A Frame With Nothing To Hide: Full Transparency
There's something quietly powerful about putting a piece of media on your wall. Not stacking it in a shelf. Not filing it away in a box. Actually putting it up, where you can see it, where other people can see it, where it becomes part of the room.
That decision to display rather than store is a statement of intent. It says this thing matters to me. It says I want to live with it, not just own it.
A good display frame understands that. It doesn't try to compete with what's inside it. It offers something far more considered: a transparent window into the thing you love.

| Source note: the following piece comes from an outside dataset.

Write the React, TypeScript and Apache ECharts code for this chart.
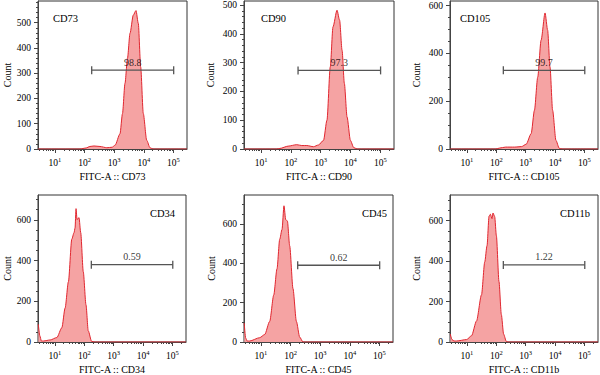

The frame is not the point, and that's the point
Most things we put on our walls are framed to be protected. A certificate. A print. A photograph. The frame does a job, but it also gets out of the way. It creates a boundary, a defined observation frame, through which you experience whatever sits inside.
A steelbook, a game case, a piece of cover art: these things were designed with tremendous care. Artists, designers, and art directors spent real time on what you're looking at. A transparent frame honours that. It says: here is the thing. Look at the thing. The frame is just the stage.
When the frame itself becomes the focus (too ornate, too heavy, too loud) it pulls attention away from what matters. The glass becomes a mirror rather than a window. And that's a problem.
What sits in front of your collection matters more than you think
Most display frames you'll find online come with a cheap 1mm acrylic sheet. It's whatever was already in the IKEA frame the manufacturer started with, repackaged and sold as a feature. It yellows. It scratches. And crucially, it offers no protection against UV light, which over time will fade the very media you're trying to preserve.
We do things differently. Every Frame-A-Game display frame comes fitted as standard with Plexiglas UV100 acrylic, which blocks 99% of harmful UV light rays. It's the kind of material museums and professional framers use when something genuinely needs protecting. As far as we know, we're the only display frame company offering this as a standard inclusion rather than a premium upgrade.
That matters because a transparent observation frame is only doing its job properly when it protects as well as displays. Letting light through cleanly while blocking the wavelengths that cause damage is not a small thing. It's the difference between a steelbook that looks the same in ten years and one that doesn't.
Think about what it means to look through something rather than at it. A window isn't interesting. What's on the other side is. That's what a proper observation frame gives you: a viewpoint, not an obstacle, and one that keeps what's behind it in the same condition you fell in love with.
Transparency as a design principle
We use the word transparent a lot at Frame-A-Game, and we mean it in more ways than one.
There's the literal kind: glass that lets light pass through cleanly, that sits in front of your steelbook or game case and makes itself invisible. A frame that serves the media rather than upstaging it.
And then there's the other kind. Transparent pricing. Transparent shipping. Knowing what you're getting and what you're paying before you commit. No hidden customs fees appearing after the fact. No vague delivery windows. Just a clean transaction and a frame that turns up exactly as described.
Both kinds matter. Because the moment something feels hidden, whether it's a shipping charge or a fingerprint smear across the glass, the spell breaks. The frame stops being invisible and becomes a problem.
What you're actually displaying
Here's something worth sitting with for a moment. When you put a game on your wall in one of our frames, what exactly are you displaying?
The object itself, obviously. But also the memory attached to it. The first time you played it. Who you were with. How it made you feel. A good transparent display frame doesn't just show the artwork. It holds a window open to all of that.
Nothing to hide, everything to show
We make frames for people who care about the things they collect. We use real wood and acrylic glass that matters because shortcuts show up. Sometimes immediately, sometimes over time, but they always show up.
The frame we're most proud of is the one you stop seeing the moment you hang it. The one where your eye goes straight to the steelbook, to the cover art, to the thing that made you want to display it in the first place.
That's what a transparent display frame should do. Get out of the way, and let the good stuff speak.